┌──
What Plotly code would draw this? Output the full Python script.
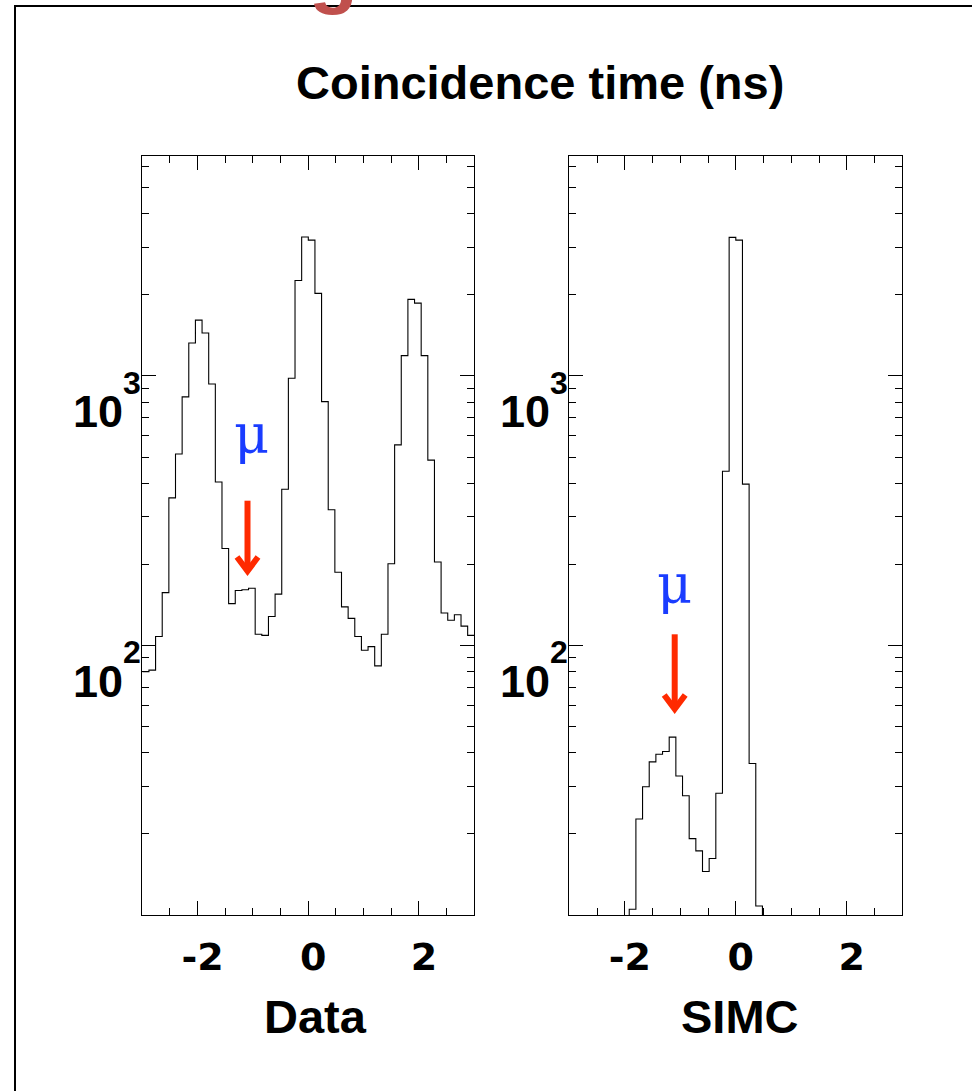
import numpy as np
import plotly.graph_objects as go

# ---------------- data ----------------
bin_lo, bin_hi, n_bins = -3.0, 3.0, 50
data_counts = [80, 81, 108, 157, 353, 513, 836, 1325, 1611, 1443,
               934, 404, 229, 143, 160, 161, 163, 110, 109, 128,
               155, 380, 980, 2260, 3275, 3190, 2024, 803, 319, 187,
               139, 126, 108, 96, 99, 84, 110, 201, 555, 1189,
               1923, 1863, 1189, 487, 204, 132, 124, 130, 118, 109]
simc_counts = [0, 0, 0, 0, 0, 0, 0, 0, 0, 10.5,
               22.7, 29.9, 37, 39.5, 40.4, 45.7, 32.8, 27.7, 19.2, 17.3,
               14.5, 16.2, 28.3, 443, 3266, 3190, 397, 36.5, 10.8, 0,
               0, 0, 0, 0, 0, 0, 0, 0, 0, 0,
               0, 0, 0, 0, 0, 0, 0, 0, 0, 0]
x_tick_vals = [-2, 0, 2]
x_tick_text = ["-2", "0", "2"]
x_minor_vals = [-2.5, -1.5, -1, -0.5, 0.5, 1, 1.5, 2.5]
y_major_vals = [100, 1000]
y_major_exp = ["2", "3"]
y_minor_vals = [20, 30, 40, 50, 60, 70, 80, 90,
                200, 300, 400, 500, 600, 700, 800, 900,
                2000, 3000, 4000, 5000, 6000]
panel_titles = ["Data", "SIMC"]
title_text = "Coincidence time (ns)"

# ---------------- geometry helpers ----------------
W, H = 972, 1091
def X(px):
    return px / W
def Y(py):
    return 1 - py / H

edges = np.linspace(bin_lo, bin_hi, n_bins + 1)

def step_xy(counts):
    c = np.asarray(counts, dtype=float)
    c = np.where(c > 0, c, 1e-3)
    return edges, np.append(c, c[-1])

fig = go.Figure()
for i, counts in enumerate([data_counts, simc_counts]):
    xs, ys = step_xy(counts)
    fig.add_trace(go.Scatter(
        x=xs, y=ys, mode="lines", line=dict(shape="hv", color="black", width=1.1),
        xaxis="x" if i == 0 else "x2", yaxis="y" if i == 0 else "y2",
        showlegend=False, hoverinfo="skip"))

xdom = [[X(142.3), X(474.3)], [X(569.3), X(902.3)]]
ydom = [Y(915), Y(156)]

tickfont = dict(family="DejaVu Sans", size=38, color="black", weight="bold")
for i in range(2):
    sx = "" if i == 0 else "2"
    fig.update_layout(**{
        f"xaxis{sx}": dict(
            domain=xdom[i], range=[bin_lo, bin_hi], anchor=f"y{sx}",
            showline=True, linecolor="black", linewidth=1, mirror="ticks",
            ticks="inside", ticklen=14, tickwidth=1, tickcolor="black",
            tickmode="array", tickvals=x_tick_vals, ticktext=x_tick_text,
            tickfont=tickfont, ticklabelstandoff=8, ticklabelshift=5,
            showgrid=False, zeroline=False, fixedrange=True,
            minor=dict(tickmode="array", tickvals=x_minor_vals, ticks="inside",
                       ticklen=7, tickwidth=1, tickcolor="black", showgrid=False)),
        f"yaxis{sx}": dict(
            domain=ydom, type="log", range=[1, 3.816], anchor=f"x{sx}",
            showline=True, linecolor="black", linewidth=1, mirror="ticks",
            ticks="inside", ticklen=14, tickwidth=1, tickcolor="black",
            tickmode="array", tickvals=y_major_vals, showticklabels=False,
            showgrid=False, zeroline=False, fixedrange=True,
            minor=dict(tickmode="array", tickvals=y_minor_vals, ticks="inside",
                       ticklen=7, tickwidth=1, tickcolor="black", showgrid=False)),
    })

annos = []
# y tick labels 10^n built from axis values
axis_left_px = [142.3, 569.3]
for i in range(2):
    yref = "y" if i == 0 else "y2"
    for v, e in zip(y_major_vals, y_major_exp):
        annos.append(dict(text="<b>10</b>", x=X(axis_left_px[i] - 17), xref="paper",
                          y=np.log10(v), yref=yref, xanchor="right", yanchor="middle",
                          yshift=-36, showarrow=False,
                          font=dict(family="Liberation Sans", size=45, color="black")))
        annos.append(dict(text=f"<b>{e}</b>", x=X(axis_left_px[i] + 1), xref="paper",
                          y=np.log10(v), yref=yref, xanchor="right", yanchor="middle",
                          yshift=-7, showarrow=False,
                          font=dict(family="Liberation Sans", size=32, color="black")))

# panel titles
for cx, t in zip([315.8, 740], panel_titles):
    annos.append(dict(text=f"<b>{t}</b>", x=X(cx), y=Y(1016), xref="paper", yref="paper",
                      xanchor="center", yanchor="middle", showarrow=False,
                      font=dict(family="Liberation Sans", size=47, color="black")))
# main title
annos.append(dict(text=f"<b>{title_text}</b>", x=X(540), y=Y(83), xref="paper", yref="paper",
                  xanchor="center", yanchor="middle", showarrow=False,
                  font=dict(family="Liberation Sans", size=47, color="black")))
# mu labels
for cx, cy in [(251, 434), (674, 584)]:
    annos.append(dict(text="μ", x=X(cx), y=Y(cy), xref="paper", yref="paper",
                      xanchor="center", yanchor="middle", showarrow=False,
                      font=dict(family="DejaVu Serif", size=54, color="#1a3cff")))
# partial red slide-title letter at top edge
annos.append(dict(text="<b>g</b>", x=X(333), y=Y(-30), xref="paper", yref="paper",
                  xanchor="center", yanchor="middle", showarrow=False,
                  font=dict(family="Liberation Sans", size=80, color="#c0504d")))

shapes = []
# page frame (top + left lines)
shapes.append(dict(type="path", xref="paper", yref="paper", layer="below",
                   path=f"M {X(15)},{Y(1100)} L {X(15)},{Y(6)} L {X(990)},{Y(6)}",
                   line=dict(color="black", width=2)))
# red arrows
red = "#ff2a00"
for sx, top, tip in [(247.5, 500.7, 571), (674.7, 634.3, 709)]:
    shapes.append(dict(type="line", xref="paper", yref="paper",
                       x0=X(sx), x1=X(sx), y0=Y(top), y1=Y(tip - 4),
                       line=dict(color=red, width=6)))
    shapes.append(dict(type="path", xref="paper", yref="paper",
                       path=f"M {X(sx-10.5)},{Y(tip-14)} L {X(sx)},{Y(tip)} L {X(sx+10.5)},{Y(tip-14)}",
                       line=dict(color=red, width=6)))

fig.update_layout(width=W, height=H, margin=dict(l=0, r=0, t=0, b=0),
                  paper_bgcolor="white", plot_bgcolor="white",
                  annotations=annos, shapes=shapes)
fig.write_html("out.html", config={"displayModeBar": False},
               post_script="document.body.style.margin='0';document.body.style.overflow='hidden';")
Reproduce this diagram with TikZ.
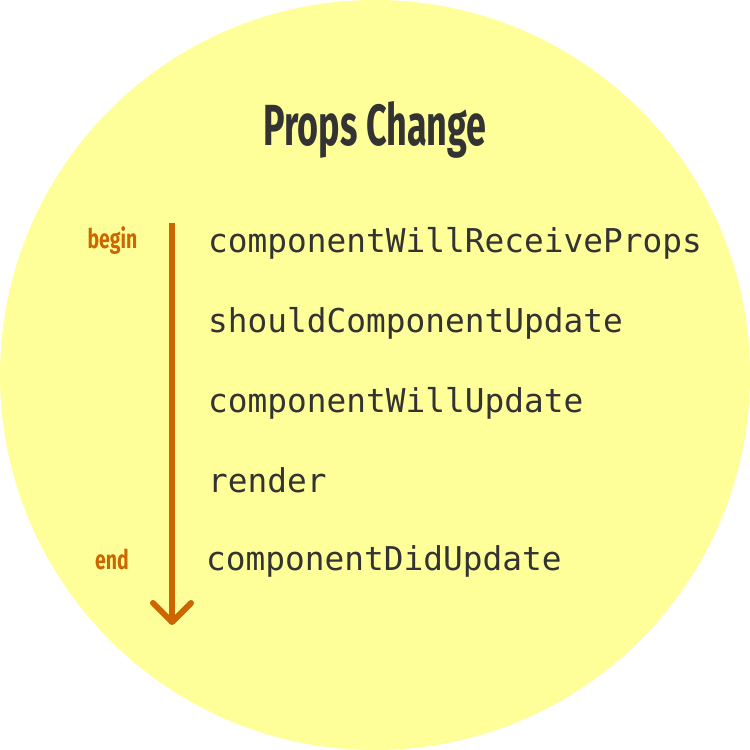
\documentclass[tikz,border=0pt]{standalone}
\usepackage{fontspec}
\setmonofont{DejaVu Sans Mono}
\newfontfamily\titlefont[FakeStretch=0.62]{Fira Sans}
\newfontfamily\labelfont[FakeStretch=0.72]{Fira Sans}
\definecolor{bgyellow}{HTML}{FFFF99}
\definecolor{txtdark}{HTML}{333333}
\definecolor{arroworange}{HTML}{CC6600}
\tikzset{
  method/.style={anchor=base west, inner sep=0pt, text=txtdark, font=\ttfamily\fontsize{32.8}{36}\selectfont},
  sidelabel/.style={anchor=base, inner sep=0pt, text=arroworange, font=\labelfont\bfseries\fontsize{27}{30}\selectfont},
  flow/.style={draw=arroworange, line width=6pt},
}
\begin{document}
\begin{tikzpicture}[x=1pt,y=-1pt]
\useasboundingbox (0,0) rectangle (750,750);
\fill[bgyellow] (375,375) circle[radius=375pt];
\node[anchor=base, inner sep=0pt, text=txtdark, font=\titlefont\bfseries\fontsize{58}{62}\selectfont] (title) at (375,145) {Props Change};
\node[method] (m1) at (208,252) {componentWillReceiveProps};
\node[method] (m2) at (208,332) {shouldComponentUpdate};
\node[method] (m3) at (208,412) {componentWillUpdate};
\node[method] (m4) at (208,492) {render};
\node[method] (m5) at (206,570) {componentDidUpdate};
\node[sidelabel] (begin) at (112.5,248) {begin};
\node[sidelabel] (end) at (112,569) {end};
\coordinate (top) at (172,223);
\coordinate (tip) at (172,622);
\coordinate (la) at (153,603);
\coordinate (ra) at (191,603);
\draw[flow] (top) -- ([yshift=-2pt]tip);
\draw[flow, line cap=round, line join=round] (la) -- (tip) -- (ra);
\end{tikzpicture}
\end{document}
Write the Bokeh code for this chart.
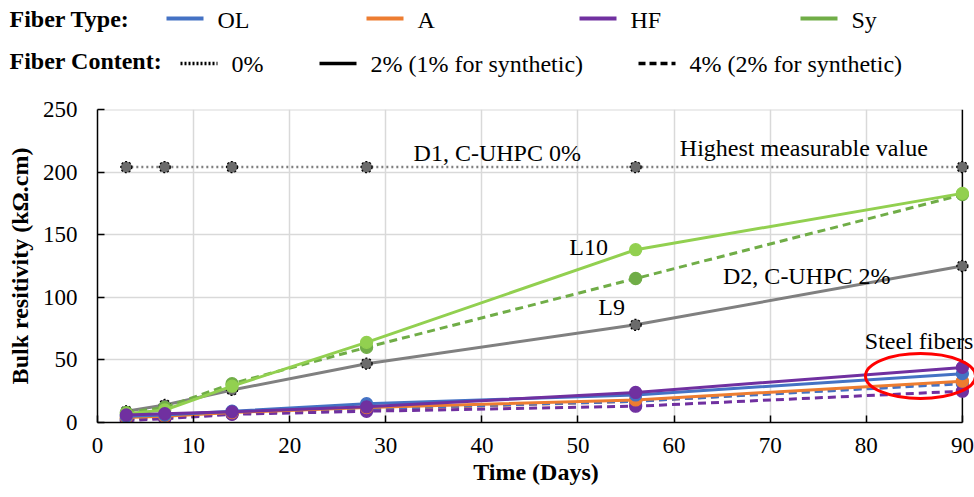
from bokeh.plotting import figure
from bokeh.layouts import column
from bokeh.models import Range1d, FixedTicker
from bokeh.core.properties import value
from bokeh.embed import file_html
from bokeh.resources import INLINE

# Curing age (days) and bulk resistivity (kOhm.cm) per mix
days = [3, 7, 14, 28, 56, 90]
d1_0pct = [204, 204, 204, 204, 204, 204]
d2_2pct = [9, 14, 26, 47, 78, 125]
sy_1pct = [7, 10, 29, 64, 138, 183]
sy_2pct = [8, 12, 31, 60, 115, 182]
ol_2pct = [5, 6, 9, 15, 22, 39]
ol_4pct = [2.5, 4, 7, 11, 17, 31]
a_2pct = [4, 5, 8, 12, 18, 33]
a_4pct = [3, 4, 7, 10.5, 17, 32]
hf_2pct = [6, 7, 8.5, 12.5, 24, 44]
hf_4pct = [1.5, 3, 6.5, 9, 13, 25]

fiber_types = ["OL", "A", "HF", "Sy"]
fiber_contents = ["0%", "2% (1% for synthetic)", "4% (2% for synthetic)"]
x_ticks = [0, 10, 20, 30, 40, 50, 60, 70, 80, 90]
y_ticks = [0, 50, 100, 150, 200, 250]

FONT = "Liberation Serif"
BLUE, ORANGE, PURPLE = "#4472C4", "#ED7D31", "#7030A0"
GREEN_LIGHT, GREEN = "#92D050", "#70AD47"
GRAY = "#808080"
GRID = "#d9d9d9"
DASH = "8 5"

# ---------------- legend strip ----------------
leg = figure(width=974, height=90, x_range=Range1d(0, 974), y_range=Range1d(90, 0),
             x_axis_type=None, y_axis_type=None, output_backend="svg",
             toolbar_location=None, min_border=0)
leg.outline_line_color = None
leg.grid.visible = False
leg.frame_align = False

type_colors = [BLUE, ORANGE, PURPLE, GREEN]
type_x = [166, 366, 579, 800]
content_dash = ["2 2", "solid", "7 4"]
content_x = [180, 319, 638]

for col, x0 in zip(type_colors, type_x):
    leg.line([x0, x0 + 37], [18, 18], line_color=col, line_width=4)
for dsh, x0 in zip(content_dash, content_x):
    leg.line([x0, x0 + 37], [63, 63], line_color="black", line_width=3.5, line_dash=dsh)

leg.text(x=[9, 9], y=[18, 60], text=["Fiber Type:", "Fiber Content:"],
         text_font=value(FONT), text_font_size="24px", text_font_style="bold",
         text_align="left", text_baseline="middle", text_color="black")
leg.text(x=[x0 + 51 for x0 in type_x] + [x0 + 51 for x0 in content_x],
         y=[19] * len(type_x) + [63] * len(content_x),
         text=fiber_types + fiber_contents,
         text_font=value(FONT), text_font_size="24px",
         text_align="left", text_baseline="middle", text_color="black")

# ---------------- main chart ----------------
x_end = 91.26
p = figure(width=974, height=407, x_range=Range1d(0, x_end), y_range=Range1d(0, 250),
           output_backend="svg", toolbar_location=None,
           min_border_left=97, min_border_right=0, min_border_top=19, min_border_bottom=75)
p.outline_line_color = None
p.frame_align = False

p.xaxis.ticker = FixedTicker(ticks=x_ticks)
p.yaxis.ticker = FixedTicker(ticks=y_ticks)
p.xaxis.bounds = (0, 90)
for ax in (p.xaxis, p.yaxis):
    ax.axis_line_color = "black"
    ax.axis_line_width = 1.5
    ax.major_tick_line_color = "black"
    ax.major_tick_line_width = 1.5
    ax.major_tick_in = 7
    ax.major_tick_out = 0
    ax.minor_tick_line_color = None
    ax.major_label_text_font = FONT
    ax.major_label_text_font_size = "23px"
    ax.major_label_text_color = "black"
    ax.axis_label_text_font = FONT
    ax.axis_label_text_font_size = "24px"
    ax.axis_label_text_font_style = "bold"
    ax.axis_label_text_color = "black"

p.xaxis.axis_label = "Time (Days)"
p.yaxis.axis_label = "Bulk resitivity (kΩ.cm)"
p.xaxis.major_label_standoff = 15
p.xaxis.axis_label_standoff = 3
p.yaxis.major_label_standoff = 20
p.yaxis.axis_label_standoff = 7

p.xgrid.ticker = FixedTicker(ticks=x_ticks[1:-1])
p.ygrid.ticker = FixedTicker(ticks=y_ticks[1:])
p.xgrid.grid_line_color = GRID
p.ygrid.grid_line_color = GRID
p.xgrid.grid_line_width = 1.5
p.ygrid.grid_line_width = 1.5

# blank strip right of day 90, then the right-hand frame line and top grid line
p.quad(left=90, right=x_end, bottom=0, top=250, fill_color="white", line_color=None)
p.segment(x0=0, y0=250, x1=90, y1=250, line_color=GRID, line_width=2)
p.segment(x0=90, y0=0, x1=90, y1=250, line_color="black", line_width=1.5)


def series(y, color, dash, mfill, mline=None, mdash="solid", size=12, width=3):
    p.line(days, y, line_color=color, line_width=width, line_dash=dash)
    p.scatter(days, y, size=size, fill_color=mfill, line_color=mline or mfill,
              line_dash=mdash, line_width=1.3)


# reference mixes
series(d1_0pct, GRAY, "2 3", "#6b6b6b", "black", "2 2", size=11, width=2.5)
series(d2_2pct, GRAY, "solid", "#6b6b6b", "black", "2 2", size=11, width=3)
# synthetic fibers
series(sy_2pct, GREEN, DASH, GREEN)
series(sy_1pct, GREEN_LIGHT, "solid", GREEN_LIGHT)
# steel fibers
series(a_4pct, ORANGE, DASH, ORANGE)
series(ol_4pct, BLUE, DASH, BLUE)
series(hf_4pct, PURPLE, DASH, PURPLE)
series(a_2pct, ORANGE, "solid", ORANGE)
series(ol_2pct, BLUE, "solid", BLUE)
series(hf_2pct, PURPLE, "solid", PURPLE)

# callouts
notes_x = [41.6, 73.5, 51.1, 53.5, 73.8, 85.5]
notes_y = [215, 219.6, 139.8, 92.6, 117.4, 64.7]
notes = ["D1, C-UHPC 0%", "Highest measurable value", "L10", "L9",
         "D2, C-UHPC 2%", "Steel fibers"]
p.text(x=notes_x, y=notes_y, text=notes, text_font=value(FONT), text_font_size="24px",
       text_align="center", text_baseline="middle", text_color="black")

p.ellipse(x=85.64, y=37.1, width=11.45, height=36, fill_color=None,
          line_color="red", line_width=3)

layout = column(leg, p, spacing=0)
open("out.html", "w").write(file_html(layout, INLINE))
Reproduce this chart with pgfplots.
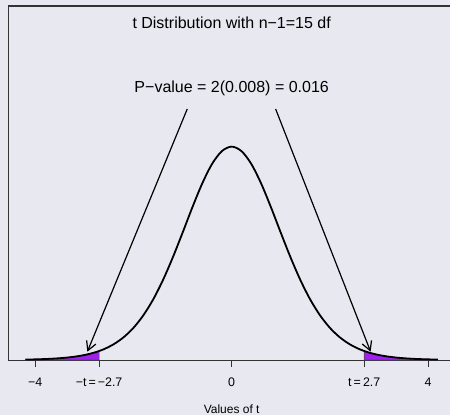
\documentclass[border=0pt]{standalone}
\usepackage{fontspec}
\setmainfont{Liberation Sans}
\usepackage{pgfplots}
\pgfplotsset{compat=1.18}
\usetikzlibrary{arrows.meta}

\definecolor{bg}{HTML}{E8E8F0}
\definecolor{rpurple}{HTML}{A020F0}
\definecolor{frame}{HTML}{333333}

% t density with 15 df, read at steps of 0.2
\pgfplotstableread{
x y
-4.2 0.00078
-4.0 0.00118
-3.8 0.00178
-3.6 0.00269
-3.4 0.00406
-3.2 0.00611
-3.0 0.00913
-2.8 0.0136
-2.6 0.0200
-2.4 0.0292
-2.2 0.0419
-2.0 0.0592
-1.8 0.0821
-1.6 0.1112
-1.4 0.1469
-1.2 0.1885
-1.0 0.2341
-0.8 0.2809
-0.6 0.3246
-0.4 0.3605
-0.2 0.3841
0.0 0.3924
0.2 0.3841
0.4 0.3605
0.6 0.3246
0.8 0.2809
1.0 0.2341
1.2 0.1885
1.4 0.1469
1.6 0.1112
1.8 0.0821
2.0 0.0592
2.2 0.0419
2.4 0.0292
2.6 0.0200
2.8 0.0136
3.0 0.00913
3.2 0.00611
3.4 0.00406
3.6 0.00269
3.8 0.00178
4.0 0.00118
4.2 0.00078
}\tdens

\begin{document}
\begin{tikzpicture}
\fill[bg] (0,0) rectangle (450bp,415bp);
\path[use as bounding box] (0,0) rectangle (450bp,415bp);
\begin{axis}[
    at={(8.3bp,55bp)}, anchor=south west,
    scale only axis,
    width=441.7bp, height=354bp,
    xmin=-4.55, xmax=4.447,
    ymin=0, ymax=0.651,
    axis line style={draw=none},
    ytick=\empty,
    xtick={-4,-2.7,0,2.7,4},
    xticklabels={−4, −t\,=\,−2.7, 0, t\,=\,2.7, 4},
    xtick pos=bottom,
    tick align=outside,
    major tick length=6.5bp,
    tick style={frame, line width=0.9bp},
    xticklabel style={font=\fontsize{12.4bp}{14bp}\selectfont, anchor=base, yshift=-20bp},
    clip=false,
]
% frame: left, top, bottom
\draw[frame, line width=1.1bp] (rel axis cs:0,0) -- (rel axis cs:0,1) -- (rel axis cs:1.05,1);
\draw[frame, line width=1bp] (rel axis cs:0,0) -- (rel axis cs:1.05,0);

% shaded tails
\addplot[fill=rpurple, draw=black!70, line width=0.6bp] coordinates {
  (-4.2,0) (-4.2,0.00078) (-4.0,0.00118) (-3.8,0.00178) (-3.6,0.00269)
  (-3.4,0.00406) (-3.2,0.00611) (-3.0,0.00913) (-2.8,0.0136) (-2.7,0.0165) (-2.7,0)
} -- cycle;
\addplot[fill=rpurple, draw=black!70, line width=0.6bp] coordinates {
  (2.7,0) (2.7,0.0165) (2.8,0.0136) (3.0,0.00913) (3.2,0.00611) (3.4,0.00406)
  (3.6,0.00269) (3.8,0.00178) (4.0,0.00118) (4.2,0.00078) (4.2,0)
} -- cycle;

% density curve
\addplot[black, line width=1.8bp, smooth] table[x=x, y=y] {\tdens};

% arrows
\addplot[black, line width=1.2bp, -{Straight Barb[length=9bp, width=10bp, line width=1.2bp]}]
  coordinates {(-0.905,0.4616) (-2.94,0.0153)};
\addplot[black, line width=1.2bp, -{Straight Barb[length=9bp, width=10bp, line width=1.2bp]}]
  coordinates {(0.895,0.4616) (2.83,0.0153)};

% texts
\node[anchor=base, font=\fontsize{16bp}{19bp}\selectfont] at (axis cs:0,0.6087) {t Distribution with n−1=15 df};
\node[anchor=base, font=\fontsize{16bp}{19bp}\selectfont] at (axis cs:0,0.4915) {P−value = 2(0.008) = 0.016};
\node[anchor=base, font=\fontsize{12bp}{14bp}\selectfont] at (axis cs:0,-0.0975) {Values of t};
\end{axis}
\end{tikzpicture}
\end{document}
└──
Reproduce each line from the records that contains the word "code".

> _Answer for this exercise_
What Plotly code would draw this? Output the full Python script.
Write the Bokeh code for this chart.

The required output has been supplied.